Rivera, who speaks fluent English and Spanish, said she and other bilingual workers in the office would often get called away from their main duties to interpret for Spanish-speaking patients before the training.

That was common, said Michele Scott, the executive director of Connecticut's eastern Area Health Education Center, as health clinics were still learning about the new requirements under the Affordable Care Act.

"A lot of time the clinics were just using whoever on their staff that said they were bilingual, which is a legal nightmare and medical nightmare if something gets misinterpreted," she said.

Medical offices can also call a remote interpreter to listen in on the appointment and relay information between a medical provider and patient, but the services can cost an office $2 per minute and can feel impersonal, Scott said. So community health organizations and medical systems like Hartford HealthCare have increasingly sent their bilingual clinicians and staff — most of whom speak Spanish but also Polish, Chinese and Haitian Creole — to AHEC for the certification program.

Rivera, who completed the 48 hours of online and in-person training through the last year, said the training has helped patients feel more comfortable that they understand information about their health and doctors more confident that their questions and medical advice are coming across accurately.

Knowing the precise Spanish word for a medical term — and the best way to convey complex or uncomfortable information to people from a variety of different cultures — has made a difference for patients who she said are often thrilled to have her in the room, Rivera said.

"They leave feeling like they got their questions answered," she said.

Last weekend, the students in the interpreter program went to the St. Vincent de Paul soup kitchen in Norwich to fulfill the final requirement before they got their certification: putting what they had learned into practice.

Volunteer doctors, University of Connecticut medical and dental students and Three Rivers Community College nursing students were seeing patients at a free clinic there, evaluating them and giving references as needed.

Megan Fahey, a senior at Connecticut College, sat with a man at the clinic who has Type 2 diabetes. The man spoke nearly fluent English but his wife did not, so Fahey, armed with a paper reminder of the Spanish words for phrases like "vital signs," "ache" and "acute," translated information about her husband’s blood pressure and glucose levels and relayed it to her.

Fahey, who is majoring in biology and Spanish, said she plans to go to medical school after graduating. She sought out the medical interpreter program so she can one day communicate precisely with her Spanish-speaking patients, an ability she said could make or break a patient’s health.

"If you don’t understand the finer details of things, it can (affect) the level of health care," she said.

Fahey followed Rachel Shafer, a Three Rivers Community College nursing student, downstairs, where a crowd had gathered for St. Vincent de Paul’s Saturday lunch and where a woman wanted an appointment at the clinic but was still waiting in line. They sat with her at a table in the crowded room and Fahey joked with the woman as Shafer took the her blood pressure, then translated the numbers Shafer read to her.

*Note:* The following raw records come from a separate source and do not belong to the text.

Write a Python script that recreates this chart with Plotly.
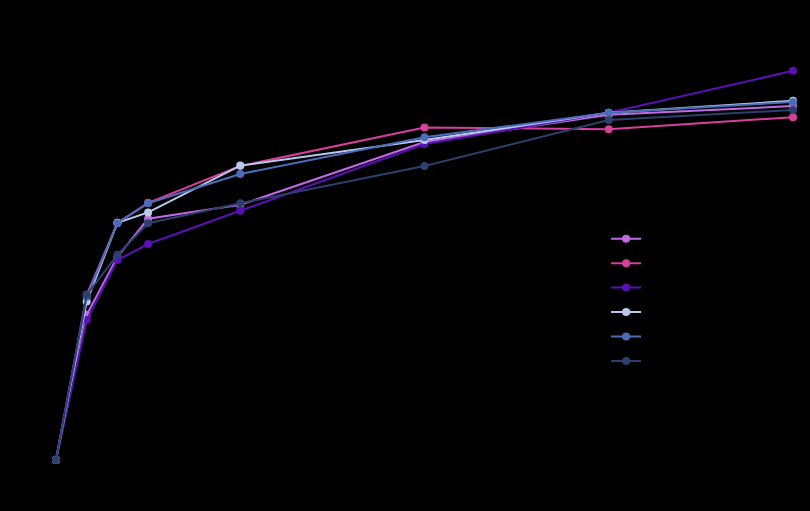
import plotly.graph_objects as go

# x positions (months)
months = [0, 1, 2, 3, 6, 12, 18, 24]

# series values
names = ["Series A", "Series B", "Series C", "Series D", "Series E", "Series F"]
series_a = [0, 36.3, 50.8, 60.3, 63.8, 79.5, 86.3, 88.5]
series_b = [0, 41.3, 59.3, 64.3, 73.5, 83.1, 82.7, 85.7]
series_c = [0, 35.0, 50.0, 54.0, 62.3, 79.0, 86.8, 97.3]
series_d = [0, 39.6, 59.3, 61.9, 73.6, 80.0, 86.8, 89.8]
series_e = [0, 40.8, 59.2, 64.2, 71.5, 80.7, 86.8, 89.5]
series_f = [0, 41.3, 51.3, 59.2, 64.2, 73.5, 85.0, 87.5]

colors = ["#c26ae6", "#d63f9c", "#5a10b4", "#b8c9ec", "#4b6db9", "#2c406d"]

fig = go.Figure()
for name, vals, col in zip(names, [series_a, series_b, series_c, series_d, series_e, series_f], colors):
    fig.add_trace(go.Scatter(
        x=months, y=vals, mode="lines+markers", name=name,
        line=dict(color=col, width=2),
        marker=dict(color=col, size=8),
        cliponaxis=False,
    ))

# text is drawn in black on the black background, as in the reference
fig.update_layout(
    width=810, height=511,
    paper_bgcolor="#000000", plot_bgcolor="#000000",
    margin=dict(l=40, r=5, t=40, b=50, autoexpand=False),
    font=dict(family="Open Sans", color="#000000"),
    title=dict(text="Cumulative progress over time", y=0.985, yanchor="top",
               font=dict(color="#000000", size=15)),
    xaxis=dict(title=dict(text="Months", standoff=4), range=[-0.521, 24.39],
               showgrid=False, zeroline=False, showline=False, automargin=False,
               tickfont=dict(color="#000000", size=11)),
    yaxis=dict(title=dict(text="Percent", standoff=4), range=[-0.25, 105],
               showgrid=False, zeroline=False, showline=False, automargin=False,
               tickfont=dict(color="#000000", size=11)),
    legend=dict(x=0.74, y=0.569, xanchor="left", yanchor="top",
                bgcolor="rgba(0,0,0,0)", font=dict(size=16.5, color="#000000")),
)

fig.write_html(
    "out.html",
    config={"displayModeBar": False},
    post_script="document.body.style.margin='0';document.body.style.background='#000';",
)
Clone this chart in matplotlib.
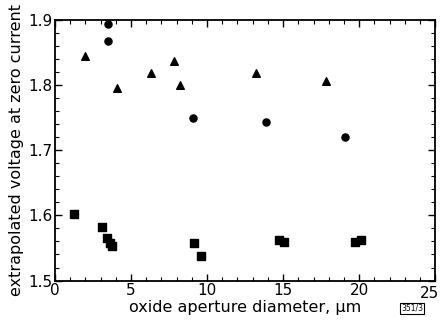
import matplotlib
matplotlib.use("Agg")
import matplotlib.pyplot as plt
from matplotlib.ticker import MultipleLocator, FuncFormatter

# Data
circle_x = [3.46, 3.48, 9.1, 13.9, 19.1]
circle_y = [1.894, 1.868, 1.749, 1.744, 1.721]

triangle_x = [2.0, 4.07, 6.3, 7.83, 8.22, 13.2, 17.8]
triangle_y = [1.845, 1.795, 1.819, 1.837, 1.800, 1.819, 1.806]

square_x = [1.26, 3.11, 3.41, 3.59, 3.76, 9.13, 9.59, 14.74, 15.05, 19.74, 20.15]
square_y = [1.602, 1.582, 1.566, 1.558, 1.553, 1.557, 1.538, 1.563, 1.559, 1.559, 1.563]

x_max = 25

fig = plt.figure(figsize=(4.4, 3.21), dpi=100)
ax = fig.add_axes([0.125, 0.126, 0.864, 0.812])

ax.scatter(circle_x, circle_y, marker='o', s=26, color='black')
ax.scatter(triangle_x, triangle_y, marker='^', s=30, color='black')
ax.scatter(square_x, square_y, marker='s', s=26, color='black')

ax.set_xlim(0, x_max)
ax.set_ylim(1.5, 1.9)
ax.xaxis.set_major_locator(MultipleLocator(5))
ax.xaxis.set_minor_locator(MultipleLocator(1))
ax.yaxis.set_major_locator(MultipleLocator(0.1))
ax.yaxis.set_minor_locator(MultipleLocator(0.02))
# last label drawn separately so it stays inside the figure
ax.xaxis.set_major_formatter(FuncFormatter(lambda v, p: '' if v >= x_max else f'{v:g}'))
ax.tick_params(which='both', direction='in', top=True, right=True,
               labelsize=11, pad=2)
ax.tick_params(which='major', length=5, width=1)
ax.tick_params(which='minor', length=3, width=0.8)
for s in ax.spines.values():
    s.set_linewidth(1.3)

ax.annotate(f'{x_max}', xy=(x_max, 0), xycoords=('data', 'axes fraction'),
            xytext=(3, -4), textcoords='offset points',
            ha='right', va='top', fontsize=11)

ax.set_xlabel("oxide aperture diameter, \u00b5m", fontsize=11.5, labelpad=1)
ax.set_ylabel("extrapolated voltage at zero current", fontsize=11.5, labelpad=3)

fig.text(0.937, 0.040, "351/3", fontsize=5.5, ha='center', va='center',
         bbox=dict(boxstyle='square,pad=0.15', fc='white', ec='black', lw=0.8))

fig.savefig("out.png", dpi=100)
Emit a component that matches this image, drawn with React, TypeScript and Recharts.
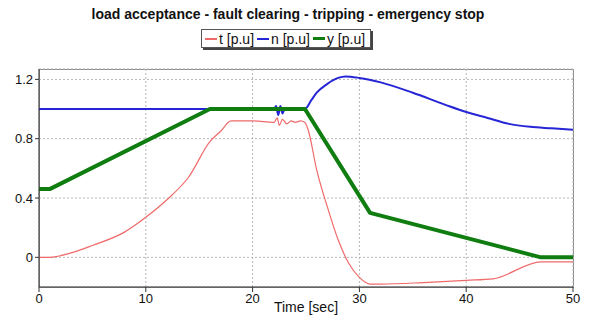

Fahey said she also learned to be fluent in the cultural differences between a doctor and patient’s ideas about health care.

A Mexican patient may put faith in la limpia, for example — a ritual egg cleanse used in traditional medicine — before deciding to try pharmaceutical medicine, Fahey said. It’s the interpreter’s job to explain that to the nurse or doctor and, in turn, interpret the medical professional’s advice.

"Your main priority is to be the liaison for the patient," she said.

Edith Ouellet, the director of the Three Rivers nursing program, said at the St. Vincent de Paul clinic that in-person interpretation can help doctors and nurses feel more confident that their instructions and diagnoses are understood. The phone-based interpreter service can work well, she said, but having an interpreter in the room lowers the risk of a misunderstanding.

"The body language is huge," she said. "Did they finish talking? Did they actually say what I just said?" (If) we don’t understand or communicate with that patient, then we can’t close that loop."